EPM Intelligent Building (Edificio Intelligente EPM), also known simply as the EPM Building, is the headquarters for the public utilities company Empresas Públicas de Medellín (EPM) in Medellín, Colombia. The building is located at the intersection of the Avenida del Rio and Carrera 58, in a neighborhood known as La Alpujarra II. The building is surrounding by greenspace, a series of outdoor fountains, and a stand-alone cube near the building that houses an auditorium. Its modern architecture and construction has made it a symbol of contemporary Medellín. Plaza Mayor, Barefoot Park, and the Medellín Metropolitan Theatre are also nearby.

The building is modeled after the Lloyd's building, which houses the Lloyd's of London insurance market in the United Kingdom.

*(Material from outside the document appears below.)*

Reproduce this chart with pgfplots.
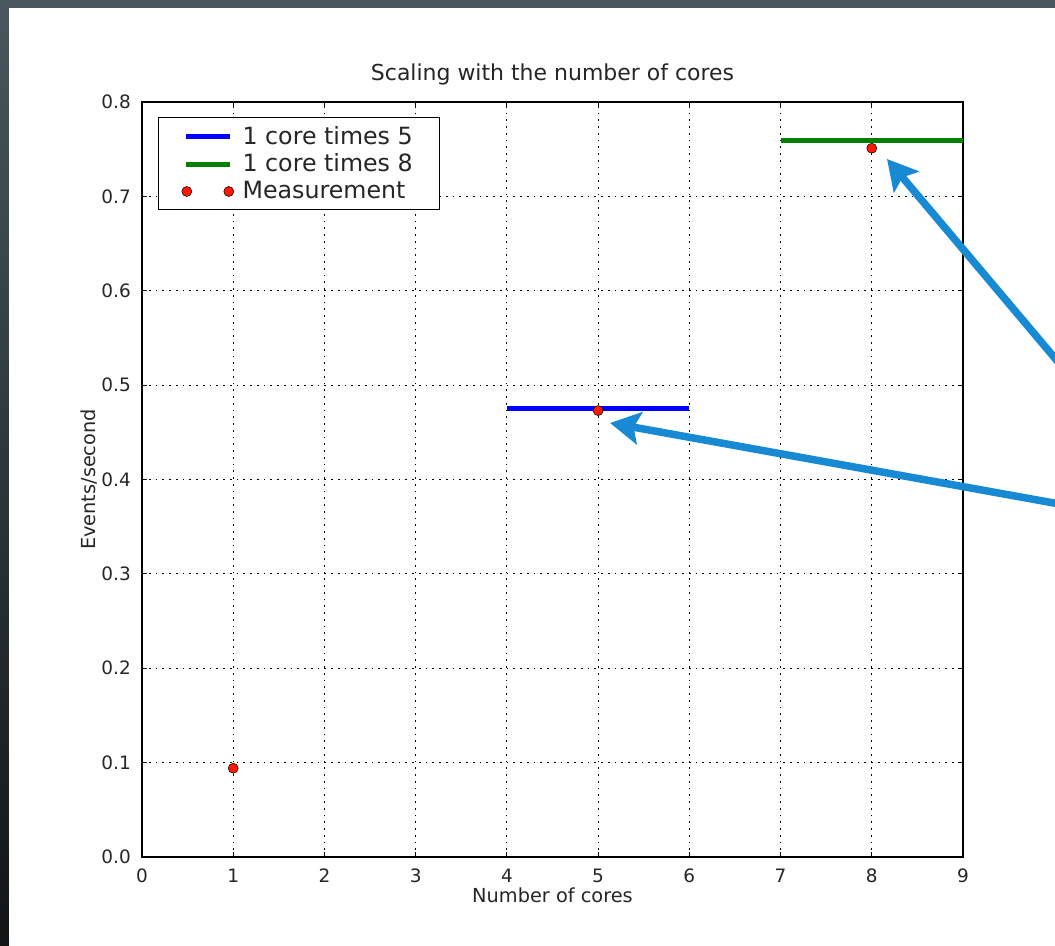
\documentclass[border=0pt]{standalone}
\usepackage{pgfplots}
\pgfplotsset{compat=1.18}
\usepackage{fontspec}
\setmainfont{DejaVu Sans}
\usetikzlibrary{arrows.meta}
\definecolor{mplblue}{rgb}{0,0,1}
\definecolor{mplgreen}{rgb}{0,0.5,0}
\definecolor{mplred}{rgb}{1,0.1,0}
\definecolor{arrowblue}{RGB}{24,138,212}
\definecolor{bgtop}{RGB}{72,88,94}
\definecolor{bgbot}{RGB}{18,20,22}

\begin{document}
\begin{tikzpicture}
% slide background (1px = 0.2mm)
\shade[top color=bgtop, bottom color=bgbot] (0,0) rectangle (211mm,189.2mm);
\fill[white] (1.8mm,0) rectangle (211mm,187.6mm);
\begin{axis}[
  at={(28.4mm,17.8mm)}, anchor=south west,
  scale only axis,
  width=164.2mm, height=151mm,
  xmin=0, xmax=9, ymin=0, ymax=0.8,
  xtick={0,1,2,3,4,5,6,7,8,9},
  ytick={0,0.1,0.2,0.3,0.4,0.5,0.6,0.7,0.8},
  ticklabel style={font=\fontsize{10.5}{12}\selectfont, text=black!85},
  xticklabel style={yshift=-1.1mm},
  yticklabel style={xshift=-1mm, /pgf/number format/.cd, fixed, fixed zerofill, precision=1},
  /pgf/number format/assume math mode=true,
  grid=major,
  major grid style={black, line width=0.5pt, dash pattern=on 0.35mm off 1.0mm},
  tick align=inside,
  major tick length=1mm,
  tick style={black, line width=0.5pt},
  axis line style={line width=0.8pt},
  title={Scaling with the number of cores},
  title style={font=\fontsize{12.5}{15}\selectfont, text=black!85},
  xlabel={Number of cores},
  ylabel={Events/second},
  label style={font=\fontsize{11}{13}\selectfont, text=black!85},
  xlabel style={yshift=1.3mm},
  ylabel style={yshift=-1.5mm},
  legend style={at={(0.0195,0.980)}, anchor=north west, draw=black, line width=0.6pt,
    font=\fontsize{13.5}{15}\selectfont, text=black!85, cells={anchor=west},
    inner xsep=4.6mm, inner ysep=1mm, row sep=0mm,
    /tikz/every odd column/.append style={column sep=1mm}},
  legend image code/.code={\draw[#1, line width=2.8pt] (0mm,0mm) -- (8.8mm,0mm);},
  clip=false,
]
\addplot[mplblue, line width=2.8pt] coordinates {(4,0.475) (6,0.475)};
\addlegendentry{1 core times 5}
\addplot[mplgreen, line width=2.8pt] coordinates {(7,0.759) (9,0.759)};
\addlegendentry{1 core times 8}
\addplot[only marks, mark=*, mark size=1mm, mark options={fill=mplred, draw=black, line width=0.3pt},
  legend image code/.code={\fill[mplred, draw=black, line width=0.3pt] (0.2mm,0) circle (1mm) (8.6mm,0) circle (1mm);}]
  coordinates {(1,0.094) (5,0.473) (8,0.751)};
\addlegendentry{Measurement}
% annotation arrows
\draw[arrowblue, line width=1.5mm, -{Stealth[length=6mm, width=6.5mm, inset=1.2mm]}]
  (axis cs:10.23,0.503) -- (axis cs:8.167,0.7396);
\draw[arrowblue, line width=1.5mm, -{Stealth[length=6mm, width=6.5mm, inset=1.2mm]}]
  (axis cs:10.23,0.371) -- (axis cs:5.13,0.4599);
\end{axis}
\pgfresetboundingbox
\useasboundingbox (0,0) rectangle (211mm,189.2mm);
\end{tikzpicture}
\end{document}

The EPM Building is one of the locations decorated with lights each year for the Christmas season in Medellín.

==History==
Empresas Públicas de Medellín was founded in 1955. Since 1957, the main headquarters was located in the Miguel de Aguinaga Building. The construction of a new smart building was completed in 1993. Since the soil survey showed the existence of a barrage of unconsolidated sandy gravel brought by the Medellín River, a plate was covered over the entire area of the building to prevent settlement problems of structural elements and at the same time to respond to the most stringent seismic standards. Between 1996 and 1997, the headquarters was transferred to the new Intelligent Building.

==Design==
The building is made from concrete, steel, glass and aluminum and it incorporates water as a symbol of life and its mission as a public utilities company. Its design and construction were all the work of Colombian people. EPM employed 6,000 workers for the building's construction. There are six towers attached to the main building.

The building also has 16 transparent elevators, operating simultaneously, which can mobilize 320 people on each trip at a speed of 150 meters per minute. The top floor can therefore be reached in 60 seconds. The 11th floor has a rooftop garden with vertical garden walls. These gardens were composed with at least 60% plant species native to Colombia.

Separated from the main building on its northwest side is a 27-meter high cube that houses the auditorium. The auditorium can seat 400 people and has an aluminum finish on the outside.